Ghazal 195, Verse 1

{195,1}

;xa:tar hai rishtah-e ulfat rag-e gardan nah ho jaave
;Guruur-e dostii aafat hai tuu dushman nah ho jaave

1) there's a danger-- may the relationship/thread of love not become arrogance/'a neck-vein'!
2) the pride/arrogance of friendship/lovership is a disaster-- may you not become an enemy!

Notes:

rishtah : 'Thread, string, line; series; connexion, relationship, kin; relation by blood or marriage; alliance, affinity'. (Platts p.593)

 

rag-e gardan : 'Vein of the neck; (fig.) pride'. (Platts p.598)

Nazm:

He addresses the beloved: 'You've come to have a frightful amount of pride over my friendship-- may it not be that it would turn toward enmity, and this relationship/thread of friendship would become a neck-vein for you!' And they call pride a 'neck-vein'-- that is, may it not be that in pride you would, like an enemy, hold your head aloft and look down your nose [gardan ;Te;Rhii rahnaa] at me. And 'there's a danger'-- that is, there's this danger to me. And the omission of 'this' [yih] in the line undoubtedly seems bad. (219)

== Nazm page 219

Bekhud Dihlavi:

In a state of pride and arrogance and anger and wrath the neck-vein always swells. He says, 'The beloved is so proud over my friendship that now I've begun to fear that, God forbid, the relationship/thread of love might become a neck-vein-- that is, love would turn to enmity'. (278)

Bekhud Mohani:

I fear lest the relationship/thread of affection might become for me a neck-vein. That is, I fear that I might become proud over your love; and in love, for pride to come about is an extremely bad thing. May it not be that you would become an enemy! The fear of your becoming an enemy is for two reasons: one, that pride is not pleasing to the Lord, so that he might somehow punish the pride. The second is that he is proud of the fact that the beloved loves him. May it not be that this attitude would displease the beloved, so that she would consider it an insult to her beauty and become my enemy! (385)

Faruqi:

[Disagreeing with Nazm and Hasrat Mohani:] Why would the beloved be proud that her lover (that is, the speaker) is faithful? To be proud of the lover's faithfulness is not among the customs of the beloved in the ghazal. The beloved can be proud that her lovers are many, but to her the lover's faithfulness and endurance of hardship are meaningless.... The second difficulty is that on this reading the connection between the two lines becomes very weak.... unless we also assume that the beloved's pride at the lover's faithfulness will in the future turn into love. And in assuming this there are several difficulties. In the verse there's nothing that gives us a basis for assuming that the beloved's pride will turn to love. The second difficulty is that 'pride' and 'neck-vein' are the same thing; thus they seem to be redundant. To say that the pride of friendship is a disaster, there's a danger that the relationship of affection might turn to pride, is to labor the point beyond all necessity. Thus the meaning of this verse that Bekhud Mohani has given is better....

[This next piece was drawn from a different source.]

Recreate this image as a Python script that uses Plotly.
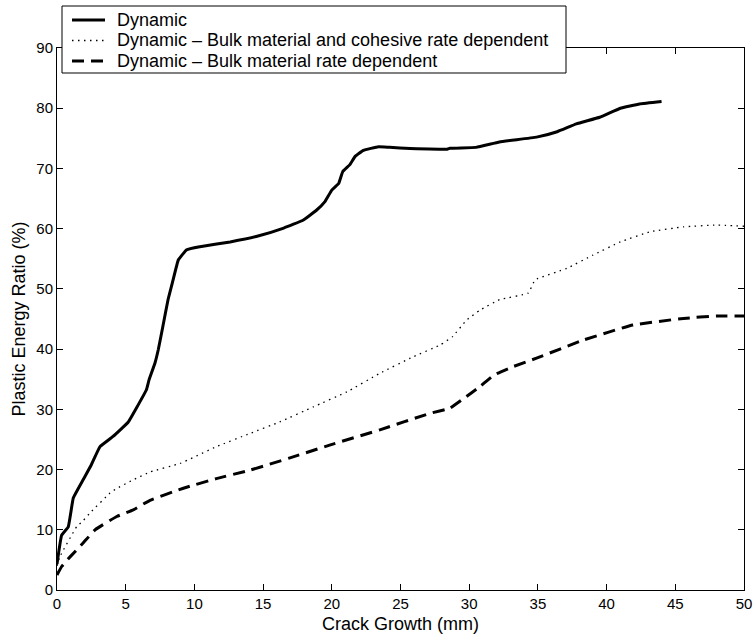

Now please consider 'neck-vein'. This is a metaphor / idiom. Its meaning is 'pride'; with regard to the dictionary meaning there is wordplay between rishtah and rag . With regard to the dictionary meaning, the meaning also emerges that the rishtah-e ulfat (because of pride) can become a noose for the neck. That is, the rishtah-e ulfat turned into pride, and on that basis we earned your enmity, and this rishtah became a noose for our neck. To use a metaphor in the dictionary meaning, and to keep the metaphorical meaning established as well-- this is the special style of Ghalib and Mir.

== (1989: 320-22) [2006: 349-51]

FWP:

SETS == WORDPLAY
FRIEND/ENEMY: {4,3}

Faruqi's analysis is excellent; I can't think of anything to add to it. But other than the wordplay and meaning-play based on rishtah (as relationship, as vein in the neck, as the cord of a noose for the neck), there doesn't seem to be anything else going on in the verse. Of course, such elaborate multi-layered wordplay might seem to be a quite sufficient achievement for a poem about twenty words long; but this is Ghalib, and we know how much more he can do with those twenty words when he's really cookin'.

Compare the similar imagery of {109,5x}.